'Destroy the Ring': Trump's Palantir Deal Sparks Rare GOP Pushback

single

A strange thing is happening on Capitol Hill. In an era where Republican dissent against Trump policies has become about as rare as a balanced federal budget, one congressman has taken up an unexpected fight—with Tolkien-esque rhetoric, no less.

Rep. Warren Davidson, channeling his inner hobbit, has emerged as the unlikely champion in a quest to "destroy the Ring"—the metaphorical ring being a massive data consolidation effort backed by the Trump administration and powered by Palantir Technologies, Peter Thiel's data analytics behemoth.

This isn't just any policy dustup. It's a fight about something fundamental: whether the government should be able to merge its countless databases of information about you, me, and every other American into one comprehensive system.

Look, I've covered tech policy battles since the PRISM revelations, and this one feels different. When Republicans start questioning a Trump initiative that involves Peter Thiel—a key ally and supporter—you know something unusual is brewing.

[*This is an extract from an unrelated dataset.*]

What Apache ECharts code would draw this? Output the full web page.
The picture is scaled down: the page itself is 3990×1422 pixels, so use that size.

The administration's March directive to eliminate "unnecessary barriers" to data consolidation might sound innocuous (government efficiency, who could argue?), but the implications are profound. Imagine every piece of information the government has about you—tax records, health data, employment history, education, maybe even your social media gripes—all accessible through one system. That's essentially what we're talking about here.

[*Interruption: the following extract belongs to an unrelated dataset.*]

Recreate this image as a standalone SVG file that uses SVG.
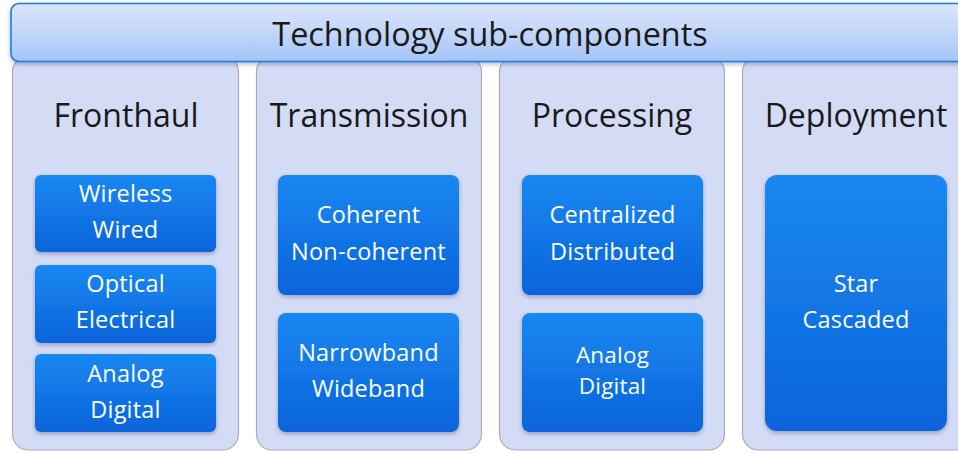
<svg xmlns="http://www.w3.org/2000/svg" width="958" height="453" viewBox="0 0 958 453">
<defs>
<linearGradient id="gTitle" x1="0" y1="0" x2="0" y2="1">
<stop offset="0" stop-color="#dae5fb"/><stop offset="0.5" stop-color="#c3d6fa"/><stop offset="1" stop-color="#a4c5f7"/>
</linearGradient>
<linearGradient id="gBox" x1="0" y1="0" x2="0" y2="1">
<stop offset="0" stop-color="#1a88f2"/><stop offset="1" stop-color="#0a64da"/>
</linearGradient>
<filter id="sh" x="-10%" y="-10%" width="120%" height="125%">
<feDropShadow dx="0" dy="2" stdDeviation="2" flood-color="#203060" flood-opacity="0.35"/>
</filter>
</defs>
<style>
.col{fill:#d4dcf5;stroke:#a9abb8;stroke-width:1.2}
.box{fill:url(#gBox);filter:url(#sh)}
.hdr{font-family:"Open Sans","DejaVu Sans",sans-serif;font-size:32px;fill:#1a1a1a;text-anchor:middle}
.t{font-family:"Open Sans","DejaVu Sans",sans-serif;font-size:23.5px;fill:#ffffff;text-anchor:middle;letter-spacing:0.2px}
.ts{font-size:22.5px}
.title{font-family:"Open Sans","DejaVu Sans",sans-serif;font-size:32.4px;fill:#1a1a1a;text-anchor:middle}
</style>
<rect width="958" height="453" fill="#ffffff"/>
<g id="col-fronthaul">
<rect class="col" x="12.5" y="56" width="226" height="394" rx="16"/>
<text class="hdr" x="126" y="127">Fronthaul</text>
<rect class="box" x="35" y="175" width="181" height="77" rx="6"/>
<text class="t" x="125.5" y="202">Wireless</text><text class="t" x="125.5" y="238">Wired</text>
<rect class="box" x="35" y="265" width="181" height="78" rx="6"/>
<text class="t" x="125.5" y="292">Optical</text><text class="t" x="125.5" y="328">Electrical</text>
<rect class="box" x="35" y="354" width="181" height="78" rx="6"/>
<text class="t" x="125.5" y="382">Analog</text><text class="t" x="125.5" y="418">Digital</text>
</g>
<g id="col-transmission">
<rect class="col" x="256.5" y="56" width="225" height="394" rx="16"/>
<text class="hdr" x="369" y="127">Transmission</text>
<rect class="box" x="278" y="175" width="181" height="120" rx="8"/>
<text class="t" x="368.5" y="223">Coherent</text><text class="t" x="368.5" y="260">Non-coherent</text>
<rect class="box" x="278" y="313" width="181" height="119" rx="8"/>
<text class="t" x="368.5" y="361">Narrowband</text><text class="t" x="368.5" y="397">Wideband</text>
</g>
<g id="col-processing">
<rect class="col" x="499.5" y="56" width="225" height="394" rx="16"/>
<text class="hdr" x="612" y="127">Processing</text>
<rect class="box" x="522" y="175" width="181" height="120" rx="8"/>
<text class="t" x="612.5" y="223">Centralized</text><text class="t" x="612.5" y="260">Distributed</text>
<rect class="box" x="522" y="313" width="181" height="119" rx="8"/>
<text class="t ts" x="612.5" y="363">Analog</text><text class="t ts" x="612.5" y="394">Digital</text>
</g>
<g id="col-deployment">
<rect class="col" x="742.5" y="56" width="240" height="394" rx="16"/>
<text class="hdr" x="856" y="127">Deployment</text>
<rect class="box" x="765" y="175" width="182" height="256" rx="12"/>
<text class="t" x="856" y="292">Star</text><text class="t" x="856" y="328">Cascaded</text>
</g>
<g id="title">
<rect x="11" y="3.5" width="980" height="58" rx="8" fill="url(#gTitle)" stroke="#1f7ce8" stroke-width="1.6" filter="url(#sh)"/>
<text class="title" x="490" y="46">Technology sub-components</text>
</g>
<g id="connectors"/>
</svg>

Davidson calls it a "digital ID" system. I'd call it a privacy nightmare.

What's remarkable is how this issue cuts across the usual partisan boundaries. Data privacy has always been one of those rare topics where libertarian-leaning Republicans find common cause with progressive Democrats. Before Trump reshaped the GOP in his image, privacy concerns were actually a conservative staple.

Davidson's strategy—attaching restrictions to the upcoming FISA reauthorization—follows a familiar congressional playbook. But with FISA not expiring until next year and his colleagues' appetite for challenging Trump questionable at best... well, let's just say Frodo's path to Mount Doom looked more promising.

(The company name itself offers a delicious irony here. In Tolkien's world, the Palantir stones were seeing-devices that could be manipulated by stronger wills to show misleading visions. One wonders if the company's founders appreciated this cautionary aspect of their namesake.)

The bigger context matters. The Trump administration has pushed through DOGE cutbacks, global tariffs, and budget-busting initiatives with barely a whisper of Republican resistance. The party that once claimed the mantle of limited government has largely abandoned that principle—except, apparently, when it comes to this specific form of data collection.

I spoke with several privacy advocates last week who expressed surprise at finding allies among Trump-loyal Republicans. "It's like the old GOP showed up for a day," one told me.

What's driving this concern? Part of it is the AI revolution. When government databases were isolated and search capabilities limited, there was a kind of "privacy through inefficiency." Those days are gone. Modern AI systems—like the ones Palantir specializes in—can draw connections across disparate data points that humans would never spot.

That's great for catching fraud or identifying threats. It's terrifying if you're worried about government overreach.

The whole situation reminds me of a conversation I had with a former intelligence official years ago. "The problem isn't what we're looking for today," he said, lowering his voice. "It's what someone might look for in that same data tomorrow."

For all Davidson's dramatic rhetoric about rings of power, what we're witnessing is actually a fundamental debate about proper limitations on government in the digital age. And—despite my cynicism about the chances of this resistance succeeding—it's a debate worth having.

In the end, this skirmish may tell us less about data policy and more about the state of the Republican Party in 2024. If Davidson actually manages to build a coalition substantial enough to constrain this initiative, it would represent one of the first meaningful checks on Trump's second-term agenda.

But I wouldn't bet my precious on it.